> _Data shown_:
┌────────

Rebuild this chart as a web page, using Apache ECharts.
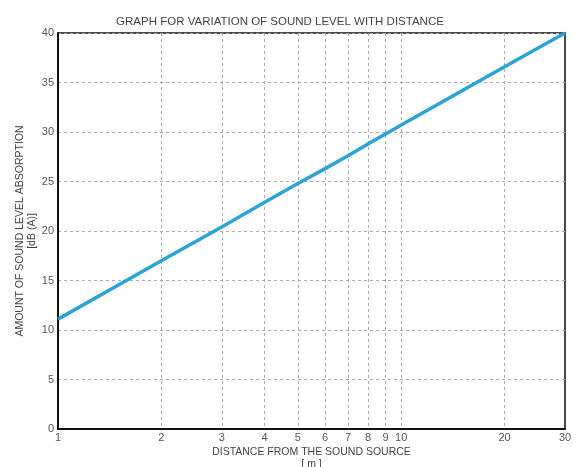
<!DOCTYPE html>
<html>
<head>
<meta charset="utf-8">
<script src="https://cdn.jsdelivr.net/npm/echarts@6/dist/echarts.min.js"></script>
<style>
  html, body {margin: 0; padding: 0; background: #fff;}
  #chart {width: 579px; height: 467px;}
</style>
</head>
<body>
<div id="chart"></div>
<script>
// distance from source [m] and absorption [dB(A)]
var distance = [1, 2, 3, 4, 5, 6, 7, 8, 9, 10, 20, 30];
var level = [11.1, 17.0, 20.4, 22.9, 24.8, 26.3, 27.6, 28.8, 29.8, 30.7, 36.6, 40.0];
var xTicks = [1, 2, 3, 4, 5, 6, 7, 8, 9, 10, 20, 30];
var xGrid = [2, 3, 4, 5, 6, 7, 8, 9, 10, 20];

var chart = echarts.init(document.getElementById('chart'), null, {renderer: 'canvas'});

var font = 'Liberation Sans, Arial, sans-serif';
var points = [];
for (var i = 0; i < distance.length; i++) {
  points.push([distance[i], level[i]]);
}

chart.setOption({
  animation: false,
  title: {
    text: 'GRAPH FOR VARIATION OF SOUND LEVEL WITH DISTANCE',
    left: 275, top: 11, textAlign: 'center',
    textStyle: {fontFamily: font, fontSize: 11.5, fontWeight: 'normal', color: '#444'}
  },
  grid: {
    left: 58, right: 14, top: 33, bottom: 38,
    outerBoundsMode: 'none', containLabel: false,
    show: true, borderColor: '#111', borderWidth: 1.5
  },
  xAxis: {
    type: 'log', logBase: 10, min: 1, max: 30,
    name: 'DISTANCE FROM THE SOUND SOURCE\n[ m ]',
    nameLocation: 'middle', nameGap: 17, nameMoveOverlap: false,
    nameTextStyle: {fontFamily: font, fontSize: 10.5, color: '#444', lineHeight: 12},
    axisLine: {lineStyle: {color: '#111', width: 2}},
    axisTick: {show: false, customValues: xGrid},
    axisLabel: {customValues: xTicks, fontFamily: font, fontSize: 11, color: '#555', margin: 3},
    splitLine: {show: true, lineStyle: {color: '#aaa', type: [3, 3], width: 1}}
  },
  yAxis: {
    type: 'value', min: 0, max: 40, interval: 5,
    name: 'AMOUNT OF SOUND LEVEL ABSORPTION\n[dB (A)]',
    nameLocation: 'middle', nameGap: 20, nameRotate: 90, nameMoveOverlap: false,
    nameTextStyle: {fontFamily: font, fontSize: 10.5, color: '#444', lineHeight: 12},
    axisLine: {show: true, lineStyle: {color: '#111', width: 2}},
    axisTick: {show: false},
    axisLabel: {fontFamily: font, fontSize: 11, color: '#555', margin: 4},
    splitLine: {show: true, lineStyle: {color: '#aaa', type: [3, 3], width: 1}}
  },
  series: [{
    type: 'line',
    data: points,
    symbol: 'none',
    lineStyle: {color: '#2ba3d6', width: 3.5}
  }]
});
</script>
</body>
</html>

└────────

> _Task directions_: The listing above needs to be output again exactly. Don't include the pictures.

> _Written response_:
Rebuild this chart as a web page, using Apache ECharts.
<!DOCTYPE html>
<html>
<head>
<meta charset="utf-8">
<script src="https://cdn.jsdelivr.net/npm/echarts@6/dist/echarts.min.js"></script>
<style>
  html, body {margin: 0; padding: 0; background: #fff;}
  #chart {width: 579px; height: 467px;}
</style>
</head>
<body>
<div id="chart"></div>
<script>
// distance from source [m] and absorption [dB(A)]
var distance = [1, 2, 3, 4, 5, 6, 7, 8, 9, 10, 20, 30];
var level = [11.1, 17.0, 20.4, 22.9, 24.8, 26.3, 27.6, 28.8, 29.8, 30.7, 36.6, 40.0];
var xTicks = [1, 2, 3, 4, 5, 6, 7, 8, 9, 10, 20, 30];
var xGrid = [2, 3, 4, 5, 6, 7, 8, 9, 10, 20];

var chart = echarts.init(document.getElementById('chart'), null, {renderer: 'canvas'});

var font = 'Liberation Sans, Arial, sans-serif';
var points = [];
for (var i = 0; i < distance.length; i++) {
  points.push([distance[i], level[i]]);
}

chart.setOption({
  animation: false,
  title: {
    text: 'GRAPH FOR VARIATION OF SOUND LEVEL WITH DISTANCE',
    left: 275, top: 11, textAlign: 'center',
    textStyle: {fontFamily: font, fontSize: 11.5, fontWeight: 'normal', color: '#444'}
  },
  grid: {
    left: 58, right: 14, top: 33, bottom: 38,
    outerBoundsMode: 'none', containLabel: false,
    show: true, borderColor: '#111', borderWidth: 1.5
  },
  xAxis: {
    type: 'log', logBase: 10, min: 1, max: 30,
    name: 'DISTANCE FROM THE SOUND SOURCE\n[ m ]',
    nameLocation: 'middle', nameGap: 17, nameMoveOverlap: false,
    nameTextStyle: {fontFamily: font, fontSize: 10.5, color: '#444', lineHeight: 12},
    axisLine: {lineStyle: {color: '#111', width: 2}},
    axisTick: {show: false, customValues: xGrid},
    axisLabel: {customValues: xTicks, fontFamily: font, fontSize: 11, color: '#555', margin: 3},
    splitLine: {show: true, lineStyle: {color: '#aaa', type: [3, 3], width: 1}}
  },
  yAxis: {
    type: 'value', min: 0, max: 40, interval: 5,
    name: 'AMOUNT OF SOUND LEVEL ABSORPTION\n[dB (A)]',
    nameLocation: 'middle', nameGap: 20, nameRotate: 90, nameMoveOverlap: false,
    nameTextStyle: {fontFamily: font, fontSize: 10.5, color: '#444', lineHeight: 12},
    axisLine: {show: true, lineStyle: {color: '#111', width: 2}},
    axisTick: {show: false},
    axisLabel: {fontFamily: font, fontSize: 11, color: '#555', margin: 4},
    splitLine: {show: true, lineStyle: {color: '#aaa', type: [3, 3], width: 1}}
  },
  series: [{
    type: 'line',
    data: points,
    symbol: 'none',
    lineStyle: {color: '#2ba3d6', width: 3.5}
  }]
});
</script>
</body>
</html>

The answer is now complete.